Zimbabwe’s Mudzi district, on the border with Mozambique, is one of the areas most affected by severe food shortages.
Seventy-five-year-old farmer Justina Marimbindi says years of recurring drought decimated her crops and she now depends on monthly handouts of cow peas, cooking oil and corn meal.
"My granary is now empty," she said pointing to her field with stunted crop. “We farm but it does not bear fruits. I sold my goats. There is no hope that there is anything that will come out of the fields. We now depend on these handouts,” she added pointing to her handouts from U.N.’s WFP.
But not every Zimbabwean who needs food aid is getting it.
Ninety-four year-old Rudiya Kuhwenya was turned away at the local distribution center.

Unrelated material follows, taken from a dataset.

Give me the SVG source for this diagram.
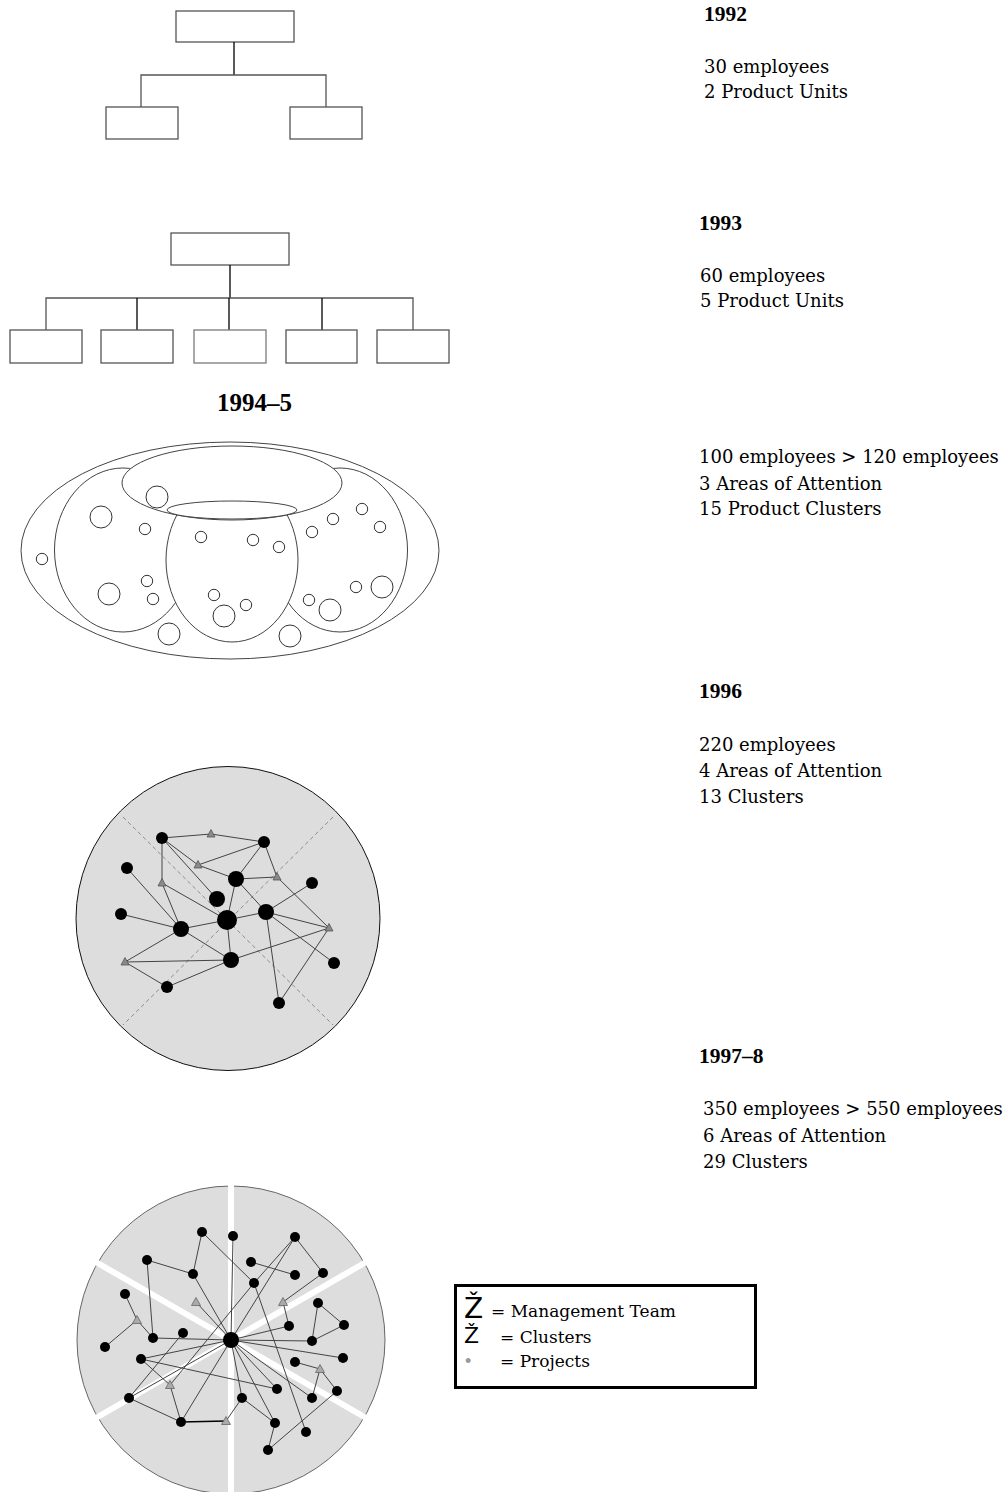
<svg xmlns="http://www.w3.org/2000/svg" xmlns:xlink="http://www.w3.org/1999/xlink" width="1006" height="1492" viewBox="0 0 1006 1492">
<style>
.box{fill:#fff;stroke:#555;stroke-width:1.3}
.org{stroke:#555;stroke-width:1.3;fill:none}
.orgk{stroke:#000;stroke-width:1.3;fill:none}
.el{fill:#fff;stroke:#444;stroke-width:1}
.sc{fill:none;stroke:#333;stroke-width:1}
.yr{font-family:"Liberation Serif",serif;font-weight:bold;font-size:21.5px;fill:#000}
.tx{font-family:"DejaVu Serif",serif;font-size:18px;fill:#000}
.lg{font-family:"DejaVu Serif",serif;font-size:17px;fill:#000}
.zz{font-family:"DejaVu Sans",sans-serif;fill:#000}
.ed{stroke:#444;stroke-width:1;fill:none}
.n{fill:#000}
.tri{fill:#8a8a8a;stroke:#555;stroke-width:0.8}
.tri2{fill:#aaa;stroke:#666;stroke-width:0.8}
</style>
<defs>
<path id="t96" d="M-4,3 L4,3 L0,-4.5Z"/>
<path id="t97" d="M-4.5,3.5 L4.5,3.5 L0,-4.5Z"/>
</defs>

<g id="chart1992">
<rect class="box" x="176" y="11" width="118" height="31"/>
<line class="orgk" x1="234" y1="42" x2="234" y2="75"/>
<path class="org" d="M141,108 V75 H326 V108"/>
<rect class="box" x="106" y="107" width="72" height="32"/>
<rect class="box" x="290" y="107" width="72" height="32"/>
</g>

<g id="chart1993">
<rect class="box" x="171" y="233" width="118" height="32"/>
<line class="orgk" x1="230" y1="265" x2="230" y2="298"/>
<path class="org" d="M46,330 V298 H413 V330"/>
<line class="orgk" x1="137" y1="298" x2="137" y2="330"/>
<line class="orgk" x1="229" y1="298" x2="229" y2="330"/>
<line class="orgk" x1="322" y1="298" x2="322" y2="330"/>
<rect class="box" x="10" y="330" width="72" height="33"/>
<rect class="box" x="101" y="330" width="72" height="33"/>
<rect class="box" x="194" y="330" width="72" height="33" style="stroke:#7a7a7a"/>
<rect class="box" x="286" y="330" width="71" height="33"/>
<rect class="box" x="377" y="330" width="72" height="33"/>
</g>

<text class="yr" x="217" y="411" style="font-size:25px">1994–5</text>

<g id="clusters1994">
<ellipse class="el" cx="230" cy="550.5" rx="209" ry="108.5"/>
<ellipse class="el" cx="123" cy="550" rx="68.5" ry="82"/>
<ellipse class="el" cx="340" cy="550" rx="67.5" ry="82"/>
<ellipse class="el" cx="232" cy="560" rx="66" ry="82"/>
<ellipse class="el" cx="232" cy="483" rx="110" ry="37"/>
<ellipse class="el" cx="232" cy="510" rx="65" ry="9"/>
<g>
<circle class="sc" cx="157" cy="497" r="11"/>
<circle class="sc" cx="101" cy="517" r="11"/>
<circle class="sc" cx="145" cy="529" r="5.7"/>
<circle class="sc" cx="42" cy="559" r="5.7"/>
<circle class="sc" cx="201" cy="537" r="5.7"/>
<circle class="sc" cx="253" cy="540" r="5.7"/>
<circle class="sc" cx="279" cy="547" r="5.7"/>
<circle class="sc" cx="312" cy="532" r="5.7"/>
<circle class="sc" cx="333" cy="519" r="5.7"/>
<circle class="sc" cx="362" cy="509" r="5.7"/>
<circle class="sc" cx="380" cy="527" r="5.7"/>
<circle class="sc" cx="147" cy="581" r="5.7"/>
<circle class="sc" cx="153" cy="599" r="5.7"/>
<circle class="sc" cx="109" cy="594" r="11"/>
<circle class="sc" cx="214" cy="595" r="5.7"/>
<circle class="sc" cx="246" cy="605" r="5.7"/>
<circle class="sc" cx="224" cy="616" r="11"/>
<circle class="sc" cx="169" cy="634" r="11"/>
<circle class="sc" cx="290" cy="636" r="11"/>
<circle class="sc" cx="309" cy="600" r="5.7"/>
<circle class="sc" cx="330" cy="610" r="11"/>
<circle class="sc" cx="356" cy="587" r="5.7"/>
<circle class="sc" cx="382" cy="587" r="11"/>
</g>
</g>

<g id="network1996">
<circle cx="228" cy="918.5" r="152" fill="#dddddd" stroke="#111" stroke-width="1"/>
<g stroke="#777" stroke-width="0.8" stroke-dasharray="4,3">
<line x1="123" y1="817" x2="333" y2="1025"/>
<line x1="333" y1="817" x2="123" y2="1025"/>
</g>
<g id="connectors1996" class="ed">
<path d="M162,838 L211,834 L264,842"/>
<path d="M162,838 L162,883"/>
<path d="M162,838 L198,865"/>
<path d="M162,838 L217,899"/>
<path d="M264,842 L198,865"/>
<path d="M198,865 L236,879"/>
<path d="M264,842 L236,879"/>
<path d="M264,842 L277,877"/>
<path d="M236,879 L277,877"/>
<path d="M277,877 L329,928"/>
<path d="M236,879 L266,912"/>
<path d="M236,879 L227,920"/>
<path d="M162,883 L227,920"/>
<path d="M162,883 L181,929"/>
<path d="M127,868 L181,929"/>
<path d="M121,914 L181,929"/>
<path d="M181,929 L227,920"/>
<path d="M181,929 L231,960"/>
<path d="M181,929 L125,962"/>
<path d="M125,962 L231,960"/>
<path d="M125,962 L167,987"/>
<path d="M167,987 L231,960"/>
<path d="M227,920 L231,960"/>
<path d="M227,920 L266,912"/>
<path d="M266,912 L312,883"/>
<path d="M266,912 L329,928"/>
<path d="M266,912 L334,963"/>
<path d="M266,912 L279,1003"/>
<path d="M279,1003 L329,928"/>
<path d="M231,960 L329,928"/>
</g>
<g class="n">
<circle cx="162" cy="838" r="6"/>
<circle cx="264" cy="842" r="6"/>
<circle cx="127" cy="868" r="6"/>
<circle cx="236" cy="879" r="8"/>
<circle cx="312" cy="883" r="6"/>
<circle cx="217" cy="899" r="8"/>
<circle cx="121" cy="914" r="6"/>
<circle cx="227" cy="920" r="10"/>
<circle cx="266" cy="912" r="8"/>
<circle cx="181" cy="929" r="8"/>
<circle cx="231" cy="960" r="8"/>
<circle cx="334" cy="963" r="6"/>
<circle cx="167" cy="987" r="6"/>
<circle cx="279" cy="1003" r="6"/>
</g>
<g class="tri">
<use xlink:href="#t96" x="211" y="834"/>
<use xlink:href="#t96" x="198" y="865"/>
<use xlink:href="#t96" x="277" y="877"/>
<use xlink:href="#t96" x="162" y="883"/>
<use xlink:href="#t96" x="329" y="928"/>
<use xlink:href="#t96" x="125" y="962"/>
</g>
</g>

<g id="network1997">
<circle cx="231" cy="1340" r="154" fill="#dddddd" stroke="#666" stroke-width="1"/>
<g stroke="#fff" stroke-width="6">
<line x1="231" y1="1180" x2="231" y2="1500"/>
<line x1="231" y1="1340" x2="95" y2="1261.5"/>
<line x1="231" y1="1340" x2="367" y2="1261.5"/>
<line x1="231" y1="1340" x2="95" y2="1418.5"/>
<line x1="231" y1="1340" x2="367" y2="1418.5"/>
</g>
<g id="connectors1997" class="ed">
<path d="M202,1232 L193,1274"/>
<path d="M202,1232 L254,1283"/>
<path d="M147,1260 L193,1274"/>
<path d="M147,1260 L153,1338 L231,1340"/>
<path d="M251,1262 L295,1275"/>
<path d="M295,1237 L323,1273 L283,1302 L289,1326 L231,1340"/>
<path d="M318,1303 L344,1325 L312,1341 Z"/>
<path d="M312,1341 L231,1340"/>
<path d="M125,1294 L137,1320 L105,1347"/>
<path d="M137,1320 L153,1338"/>
<path d="M196,1302 L231,1340"/>
<path d="M193,1274 L231,1340"/>
<path d="M233,1236 L231,1340"/>
<path d="M295,1237 L231,1340"/>
<path d="M295,1237 L254,1283 L170,1385"/>
<path d="M254,1283 L306,1432"/>
<path d="M183,1333 L129,1398"/>
<path d="M129,1398 L231,1340"/>
<path d="M141,1359 L231,1340"/>
<path d="M141,1359 L277,1389"/>
<path d="M141,1359 L170,1385 L181,1422"/>
<path d="M129,1398 L181,1422"/>
<path d="M181,1422 L226,1421" stroke="#000" stroke-width="1.3"/>
<path d="M226,1421 L242,1398 L231,1340"/>
<path d="M242,1398 L275,1423 L268,1450 L337,1391"/>
<path d="M181,1422 L231,1340"/>
<path d="M231,1340 L277,1389"/>
<path d="M231,1340 L275,1423"/>
<path d="M231,1340 L312,1398"/>
<path d="M231,1340 L343,1358"/>
<path d="M295,1362 L320,1369 L312,1398"/>
<path d="M320,1369 L337,1391"/>
</g>
<g class="n">
<circle cx="202" cy="1232" r="5"/>
<circle cx="233" cy="1236" r="5"/>
<circle cx="295" cy="1237" r="5"/>
<circle cx="147" cy="1260" r="5"/>
<circle cx="251" cy="1262" r="5"/>
<circle cx="193" cy="1274" r="5"/>
<circle cx="295" cy="1275" r="5"/>
<circle cx="323" cy="1273" r="5"/>
<circle cx="254" cy="1283" r="5"/>
<circle cx="125" cy="1294" r="5"/>
<circle cx="318" cy="1303" r="5"/>
<circle cx="289" cy="1326" r="5"/>
<circle cx="344" cy="1325" r="5"/>
<circle cx="183" cy="1333" r="5"/>
<circle cx="153" cy="1338" r="5"/>
<circle cx="105" cy="1347" r="5"/>
<circle cx="231" cy="1340" r="8"/>
<circle cx="312" cy="1341" r="5"/>
<circle cx="141" cy="1359" r="5"/>
<circle cx="343" cy="1358" r="5"/>
<circle cx="295" cy="1362" r="5"/>
<circle cx="277" cy="1389" r="5"/>
<circle cx="129" cy="1398" r="5"/>
<circle cx="242" cy="1398" r="5"/>
<circle cx="312" cy="1398" r="5"/>
<circle cx="337" cy="1391" r="5"/>
<circle cx="181" cy="1422" r="5"/>
<circle cx="275" cy="1423" r="5"/>
<circle cx="306" cy="1432" r="5"/>
<circle cx="268" cy="1450" r="5"/>
</g>
<g class="tri2">
<use xlink:href="#t97" x="196" y="1302"/>
<use xlink:href="#t97" x="283" y="1302"/>
<use xlink:href="#t97" x="137" y="1320"/>
<use xlink:href="#t97" x="320" y="1369"/>
<use xlink:href="#t97" x="170" y="1385"/>
<use xlink:href="#t97" x="226" y="1421"/>
</g>
</g>

<g id="legend">
<rect x="455.5" y="1285.5" width="300" height="102" fill="#fff" stroke="#000" stroke-width="3"/>
<text class="zz" x="464" y="1318" style="font-size:28px">Ž</text>
<text class="lg" x="491" y="1317">= Management Team</text>
<text class="zz" x="464" y="1343" style="font-size:22px">Ž</text>
<text class="lg" x="500" y="1343">= Clusters</text>
<text x="465" y="1367" style="font-family:'Liberation Sans',sans-serif;font-size:18px;fill:#999">•</text>
<text class="lg" x="500" y="1367">= Projects</text>
</g>

<g id="labels">
<text class="yr" x="704" y="21">1992</text>
<text class="tx" x="704" y="73">30 employees</text>
<text class="tx" x="704" y="98">2 Product Units</text>
<text class="yr" x="699" y="230">1993</text>
<text class="tx" x="700" y="282">60 employees</text>
<text class="tx" x="700" y="307">5 Product Units</text>
<text class="tx" x="699" y="463">100 employees &gt; 120 employees</text>
<text class="tx" x="699" y="490">3 Areas of Attention</text>
<text class="tx" x="699" y="515">15 Product Clusters</text>
<text class="yr" x="699" y="698">1996</text>
<text class="tx" x="699" y="751">220 employees</text>
<text class="tx" x="699" y="777">4 Areas of Attention</text>
<text class="tx" x="699" y="803">13 Clusters</text>
<text class="yr" x="699" y="1063">1997–8</text>
<text class="tx" x="703" y="1115">350 employees &gt; 550 employees</text>
<text class="tx" x="703" y="1142">6 Areas of Attention</text>
<text class="tx" x="703" y="1168">29 Clusters</text>
</g>
</svg>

“I was told that my name is not on the list. Maybe they will give me next time. "For now, I have to depend on my daughter,” she said seated next to her 67-year-old daughter Edith Mutusva. "That’s why I have come to her home after I was not given anything. But she needs food assistance too as her crops failed and she needs to feed her children.”
An ongoing wave of rains in the area is bringing some hope. But Robert Mzezewa, the Mudzi district coordinator, says that maybe a little too late in a country where the World Food Program says about 7.7 million people will require aid until the next harvest, expected between April and July.
“The situation can be as bad because a lot of people who planted during the first rains, their crops have not fared well. And they were burnt by the sun. That will also cause the food security situation [to be] bad,” he said.
For years food insecurity situation was mainly for rural folks. But this time WFP Assistant Executive Director Valerie Guarnieri says it’s affecting both urban and rural dwellers.
“Difficult for rural populations, who are struggling with lack of rain to grow enough food to meet their needs, and difficult for urban populations who are finding it difficult to get the piecemeal work that they normally rely on to meet their needs and are seeing rising prices and sometimes stock shortfalls. So, we are scaling up our programs but in order to sustain urgent food assistance and resilience programs we need an additional $103 million for the next six months,” said Guarnieri.
But even if food supplies can recover, Zimbabwe’s struggling economy and sky-high inflation will continue to squeeze the country’s most vulnerable.